MANILA (May 12) — Unsettled by fresh reports of illicitly recruited Filipino women trapped in prostitution dens in Ivory Coast and Malaysia, Cotabato Rep. Emmylou Taliño-Mendoza is batting for new legislation that would enlarge the list of persons that may be held criminally liable for white slavery.
“We are definitely endorsing a measure that will not only expand the list of individuals that may be held accountable for white slavery, but also bump up the punishment for the felony,” Taliño-Mendoza said.

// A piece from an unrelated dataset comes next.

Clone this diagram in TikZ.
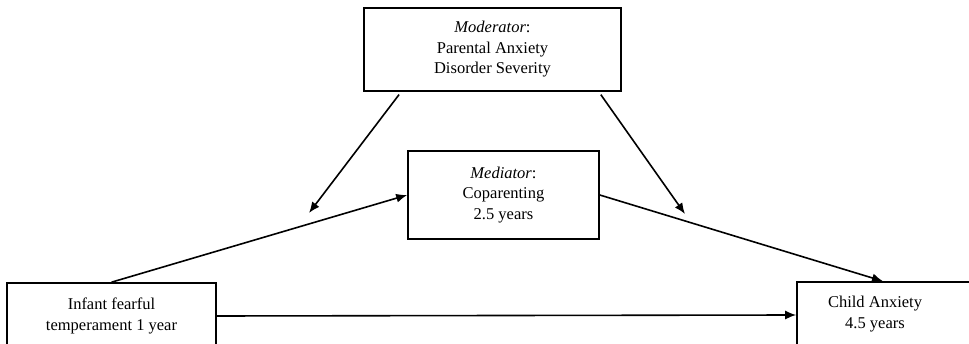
\documentclass[tikz,border=0pt]{standalone}
\usepackage{fontspec}
\setmainfont{Liberation Serif}
\usetikzlibrary{arrows.meta}
\begin{document}
\begin{tikzpicture}[x=1pt,y=-1pt,
  boxnode/.style={draw=black, line width=1.6pt, inner sep=0pt, align=center,
    font=\fontsize{16.5}{20.5}\selectfont},
  conn/.style={line width=1.6pt, -{Latex[length=11pt,width=9pt]}}]
\useasboundingbox (0,0) rectangle (969,344);
% boxes
\node[boxnode, minimum width=257pt, minimum height=83pt] (Mod) at (492.5,49.5)
  {\textit{Moderator}:\\Parental Anxiety\\Disorder Severity};
\node[boxnode, minimum width=191pt, minimum height=88pt] (Med) at (503.5,195)
  {\textit{Mediator}:\\Coparenting\\2.5 years};
\node[boxnode, minimum width=209pt, minimum height=66pt] (L) at (111.5,316)
  {Infant fearful\\temperament 1 year};
\node[boxnode, minimum width=183pt, minimum height=66pt] (R) at (888.5,315) {};
\node[font=\fontsize{16.5}{20.5}\selectfont, align=center, inner sep=0pt] (Rt) at (875,314)
  {Child Anxiety\\4.5 years};
% free ends of moderator arrows
\coordinate (m1) at (309,213);
\coordinate (m2) at (685,214);
% connectors
\draw[conn] (L.north) -- (Med.west);
\draw[conn] (Med.east) -- ([xshift=-5.5pt]R.north);
\draw[conn] (L.east) -- (R.west);
\draw[conn, shorten <=3.5pt] ([xshift=38pt]Mod.south west) -- (m1);
\draw[conn, shorten <=3.5pt] ([xshift=-23pt]Mod.south east) -- (m2);
\end{tikzpicture}
\end{document}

“Every person who profits from sexual enslavement, including the procurer here of the women tricked with false promises of decent and gainful employment and forced into prostitution, should be clearly held responsible for their acts of picking up the victims,” Taliño-Mendoza said.
It is not enough that the culprits answer for large-scale illegal recruitment, she said.
Taliño-Mendoza made the statement shortly after three Filipino women escaped from a white slavery operation in Ivory Coast with the help of the Philippine embassy in that French-speaking West African country.
The victims said there could be over a hundred other Filipino women forced to work as prostitutes in Ivory Coast, and who wanted to return home but were too scared to run away from their captors.
One of the victims said a Filipino recruiter lured her with a P150,000-a-month job as a restaurant cashier. She and two other women left Manila with tourist visas early last month with help from immigration agents at the Ninoy Aquino International Airport.
When they arrived in Ivory Coast, the victims were taken to a restaurant that fronted for prostitution and their travel papers were confiscated.
“Sexual enslavement is an extremely revolting felony. No less than the Rome Statute classifies the offense, when conducted wholesale, as a crime against humanity, and rightly so,” Taliño-Mendoza pointed out.
White slavery gangs and their local recruiters prey on Filipino women from impoverished families, including those in Mindanao, desperate for the break to work overseas as waitresses, domestic helpers or factory workers, she said.
A pending bill seeks to jack up to 14 to 20 years in prison the punishment for those convicted of profiting from prostitution. At present, the maximum penalty is only 12 years.
The bill also proposes to add the following acts as constituting white slavery: procuring a prostitute; inducing a person to be a client of a prostitute; using any influence or relationship to obtain a person as a prostitute; threatening or using violence to enlist a person as a prostitute; or giving financial or other benefits to a person with the intent to engage such person in prostitution.
Under the Revised Penal Code, a person may be held liable for white slavery if he or she engages in the business of, or profits by prostitution.
Besides Ivory Coast, similar cases involving Filipino women forced into prostitution in Malaysia were previously uncovered when some of the victims managed to flee and return home.